Ahead of the Congressional vote on 18 January to extend FISA past the expiration deadline, the directors of the CIA, FBI, National Security Agency, US Department of Justice, and other intelligence agencies issued a rare joint statement in support of keeping FISA in place.

"There is no substitute for Section 702. If Congress fails to reauthorize this authority, the intelligence community will lose valuable foreign intelligence information, and the resulting intelligence gaps will make it easier for terrorists, weapons proliferators, malicious cyber actors, and other foreign adversaries to plan attacks against our citizens and allies without detection," the agencies said.

Are there any privacy issues?

Privacy advocates are certainly opposed to Section 702.

In theory the law does not violate the privacy of US citizens or any person of another nationality within the US.

Joshua Geltzer, the former senior director for counter-terrorism at the National Security Council, told CNN: "Not only are [US citizens] not allowed to be targets, but the statute explicitly bars back-door targeting."

However, there may be incidental collection of US citizens’ private data or conversations if they are in the company of a suspected foreign person being surveilled under Section 702.

Also if a US person is already under investigation, their information could be checked against the Section 702 database to see if they had any contacts with foreign persons of interest.

The American Civil Liberties Union has said these instances of incidental collection amount to unlawful warrantless searches on Americans because Section 702 "permits the government to unconstitutionally collect Americans' international communications without a warrant."

However, Mr Getzler argued that the loophole is "not the initiation of new surveillance. ... It is simply intelligence agencies reviewing the data they have already collected."

When will Trump sign it?

There were some Republicans and several Democrats who were opposed to re-authorising the section of FISA because they felt the act gave powers that were too expansive without additional privacy measures included.

But, ultimately the Senate voted to continue it 65-34 on 18 January.

Mr Trump is expected to sign the bill extension on 19 January, the expiration date.
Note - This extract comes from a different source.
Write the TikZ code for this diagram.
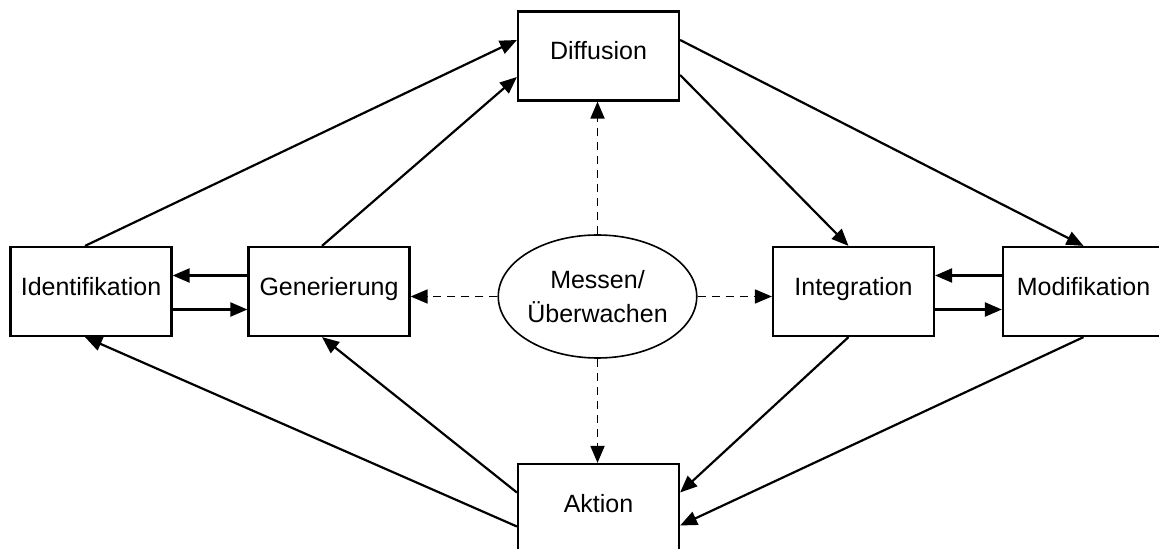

However, there was some confusion about that on his part late last week.

The President had tweeted that FISA was “controversial” and it “may have been used, with the help of the discredited and phony Dossier, to so badly surveil and abuse the Trump Campaign by the previous administration.”

He was referring to a dossier on Mr Trump compiled by former MI-6 officer Christopher Steele as commissioned by the private firm Fusion GPS which contained information about alleged collusion between Trump campaign officials during the 2016 US election as well as alleged Russian efforts to help Mr Trump win the election.
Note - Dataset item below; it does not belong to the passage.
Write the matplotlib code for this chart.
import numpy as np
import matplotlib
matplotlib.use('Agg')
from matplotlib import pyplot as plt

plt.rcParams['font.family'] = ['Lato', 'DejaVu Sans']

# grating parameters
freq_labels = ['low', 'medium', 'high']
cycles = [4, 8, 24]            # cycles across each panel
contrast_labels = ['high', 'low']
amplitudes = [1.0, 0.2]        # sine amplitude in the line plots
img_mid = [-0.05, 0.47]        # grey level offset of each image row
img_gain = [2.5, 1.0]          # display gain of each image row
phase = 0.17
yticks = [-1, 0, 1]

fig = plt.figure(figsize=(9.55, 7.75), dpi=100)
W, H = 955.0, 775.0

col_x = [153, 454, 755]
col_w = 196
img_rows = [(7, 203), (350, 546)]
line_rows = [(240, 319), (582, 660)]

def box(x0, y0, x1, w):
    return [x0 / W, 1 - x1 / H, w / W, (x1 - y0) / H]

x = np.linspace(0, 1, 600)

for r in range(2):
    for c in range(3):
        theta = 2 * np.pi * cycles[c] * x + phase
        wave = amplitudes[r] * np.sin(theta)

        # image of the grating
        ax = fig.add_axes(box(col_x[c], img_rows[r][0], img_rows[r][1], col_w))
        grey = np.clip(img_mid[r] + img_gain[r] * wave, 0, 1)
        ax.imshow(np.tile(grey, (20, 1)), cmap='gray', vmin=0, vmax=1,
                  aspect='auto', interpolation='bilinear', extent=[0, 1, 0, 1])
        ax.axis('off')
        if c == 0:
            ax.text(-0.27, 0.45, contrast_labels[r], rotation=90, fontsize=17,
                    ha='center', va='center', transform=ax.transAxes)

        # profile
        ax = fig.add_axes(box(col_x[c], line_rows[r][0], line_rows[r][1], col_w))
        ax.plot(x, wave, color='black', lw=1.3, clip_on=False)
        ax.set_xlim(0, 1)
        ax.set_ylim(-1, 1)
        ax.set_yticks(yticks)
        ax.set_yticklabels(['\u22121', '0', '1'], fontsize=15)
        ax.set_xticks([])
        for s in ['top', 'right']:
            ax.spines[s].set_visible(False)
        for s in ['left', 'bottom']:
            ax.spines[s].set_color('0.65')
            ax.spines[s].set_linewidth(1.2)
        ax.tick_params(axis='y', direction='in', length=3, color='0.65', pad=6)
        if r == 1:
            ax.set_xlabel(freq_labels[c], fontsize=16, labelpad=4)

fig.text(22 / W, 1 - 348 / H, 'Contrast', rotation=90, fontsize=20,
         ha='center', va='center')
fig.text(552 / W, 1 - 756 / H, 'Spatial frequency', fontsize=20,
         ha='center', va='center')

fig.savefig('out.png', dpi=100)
The dossier, which is comprised of 17 memos written between June and December 2016, had been made public just 10 days before Mr Trump’s inauguration by Buzzfeed News.

The President’s tweet suggested he was not in favour of extending FISA, in contradiction with most Republicans in Congress.

However, after speaking with his Chief of Staff John Kelly and US intelligence officials, the President said the act was indeed vital to national security.